Bu yazı Romatolog Dr. Selda Öktem tarafından kaleme alınmıştır. Herkesin anlayabilmesi amacıyla basitleştirilmiş ve sadeleştirilmiştir.
Poliarteritis nodosa orta ve küçük çaplı atardamarların yangısal bir hastalığıdır. Aslında birçok sistemi etkileyebilme potansiyeli vardır ama en çok deri, sinirler, çizgili kaslar, böbrekler, bağırsaklar ve eklemler etkilenir.
Poliarteritis nodosa sık görülen bir hastalık değildir. Hastalık tüm ırklarda görülebilir, erkeklerde kadınlara göre 2 kat sık görülür. En sık görüldüğü yaş grubu 40-60 yaştır.
PAN’ın bir alt grubunda, kronik Hepatit B enfeksiyonunun olayı başlattığı düşünülmektedir.
Damarlardaki yangısal olay nedeniyle damar duvarı zayıflar ve anevrizmalar oluşabilir. Vücut bu yangıyı tedavi etmeye çalışırken bazen de damarda tıkanıklık oluşabilir.
Ateş, kilo kaybı, iştahsızlık gibi genel belirtiler tüm vaskülit hastalarında olduğu gibi PAN’da da görülmektedir. Deri lezyonları sıktır (deri döküntüleri, renk değişiklikleri, raynaud fenomeni gibi).
Hastaların %50’sinde eklem tutuluşu görülür. Ama eklemde hasara neden olmaz. Çevresel sinirleri besleyen damarlardaki vaskülit nedeniyle, o sinirin beslediği alanda duyu kusuru ve güçsüzlük gelişir. PAN vakalarında sıklıkla rastlanır.

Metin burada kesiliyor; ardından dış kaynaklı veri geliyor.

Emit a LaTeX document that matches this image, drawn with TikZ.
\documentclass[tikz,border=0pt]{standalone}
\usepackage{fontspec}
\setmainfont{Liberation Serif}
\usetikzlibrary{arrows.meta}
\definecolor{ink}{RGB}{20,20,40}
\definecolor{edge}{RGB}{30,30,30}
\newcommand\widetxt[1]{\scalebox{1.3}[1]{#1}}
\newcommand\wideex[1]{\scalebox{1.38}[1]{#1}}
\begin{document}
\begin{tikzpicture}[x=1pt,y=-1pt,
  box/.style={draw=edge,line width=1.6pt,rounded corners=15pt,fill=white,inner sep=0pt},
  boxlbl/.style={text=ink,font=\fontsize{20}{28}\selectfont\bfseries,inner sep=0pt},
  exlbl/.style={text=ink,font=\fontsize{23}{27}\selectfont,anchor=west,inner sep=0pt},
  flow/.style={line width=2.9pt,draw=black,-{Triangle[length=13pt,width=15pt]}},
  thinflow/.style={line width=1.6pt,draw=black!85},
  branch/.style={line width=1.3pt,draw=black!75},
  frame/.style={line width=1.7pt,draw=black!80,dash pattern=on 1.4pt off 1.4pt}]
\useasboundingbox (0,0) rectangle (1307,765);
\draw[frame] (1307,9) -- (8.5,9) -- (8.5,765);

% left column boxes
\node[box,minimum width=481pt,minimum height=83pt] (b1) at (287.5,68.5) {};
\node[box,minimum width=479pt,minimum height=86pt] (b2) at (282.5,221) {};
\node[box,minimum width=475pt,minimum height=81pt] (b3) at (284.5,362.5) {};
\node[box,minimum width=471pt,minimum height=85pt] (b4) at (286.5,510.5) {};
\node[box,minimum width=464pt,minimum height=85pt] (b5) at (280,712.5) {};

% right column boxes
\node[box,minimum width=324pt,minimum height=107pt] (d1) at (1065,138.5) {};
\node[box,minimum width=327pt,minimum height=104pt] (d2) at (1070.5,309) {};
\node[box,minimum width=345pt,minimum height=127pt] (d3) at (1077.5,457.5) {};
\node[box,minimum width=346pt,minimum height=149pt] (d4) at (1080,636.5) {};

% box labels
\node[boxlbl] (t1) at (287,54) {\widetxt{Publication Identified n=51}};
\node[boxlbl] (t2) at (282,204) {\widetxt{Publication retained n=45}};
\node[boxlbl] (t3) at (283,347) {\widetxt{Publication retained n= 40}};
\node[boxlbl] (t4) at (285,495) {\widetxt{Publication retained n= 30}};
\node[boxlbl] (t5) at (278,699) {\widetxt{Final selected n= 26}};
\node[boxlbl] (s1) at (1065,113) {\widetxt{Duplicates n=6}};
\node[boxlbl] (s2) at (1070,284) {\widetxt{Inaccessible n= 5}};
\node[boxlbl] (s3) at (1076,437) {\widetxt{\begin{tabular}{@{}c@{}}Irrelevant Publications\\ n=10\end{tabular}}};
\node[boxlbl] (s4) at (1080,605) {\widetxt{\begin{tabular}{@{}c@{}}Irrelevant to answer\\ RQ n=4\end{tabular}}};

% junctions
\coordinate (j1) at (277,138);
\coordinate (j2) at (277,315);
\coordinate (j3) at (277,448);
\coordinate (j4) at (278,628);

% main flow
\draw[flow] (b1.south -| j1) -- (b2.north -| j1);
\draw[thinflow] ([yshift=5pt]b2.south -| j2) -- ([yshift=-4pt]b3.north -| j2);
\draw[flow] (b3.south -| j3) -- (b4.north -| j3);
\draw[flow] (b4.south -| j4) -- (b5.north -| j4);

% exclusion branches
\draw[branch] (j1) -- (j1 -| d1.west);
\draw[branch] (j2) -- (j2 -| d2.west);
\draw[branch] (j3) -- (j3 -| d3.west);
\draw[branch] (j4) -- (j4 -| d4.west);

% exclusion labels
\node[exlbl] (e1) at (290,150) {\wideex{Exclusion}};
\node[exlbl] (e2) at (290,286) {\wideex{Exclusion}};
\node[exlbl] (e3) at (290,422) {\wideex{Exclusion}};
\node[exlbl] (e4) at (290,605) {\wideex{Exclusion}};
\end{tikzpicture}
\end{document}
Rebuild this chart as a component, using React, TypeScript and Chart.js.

Böbreklerin etkilenmesi sonucu şiddetli hipertansiyon ve böbrek yetmezliği gelişebilir. Bazen böbrek damarlarındaki anevrizmalar nedeniyle kanamalar olabilir.
Yaygın karın ağrısı ve bazen makattan kanamalar bağırsakları besleyen damarlarda vaskülit gelişmesindendir.
Tanıda biyopsi ve anjiyografi çok faydalıdır. Spesifik bir laboratuar gösterge yoktur.
Çoğu vaskülitte olduğu gibi tedavide ilk seçenek kortizondur. Hepatit B ve hepatit C ile birlikte olan Poliarteritis nodosada tedaviye antiviraller de eklenmelidir. Hastalığın şiddetine ve yaygınlığına göre immunsupresifler kullanılır.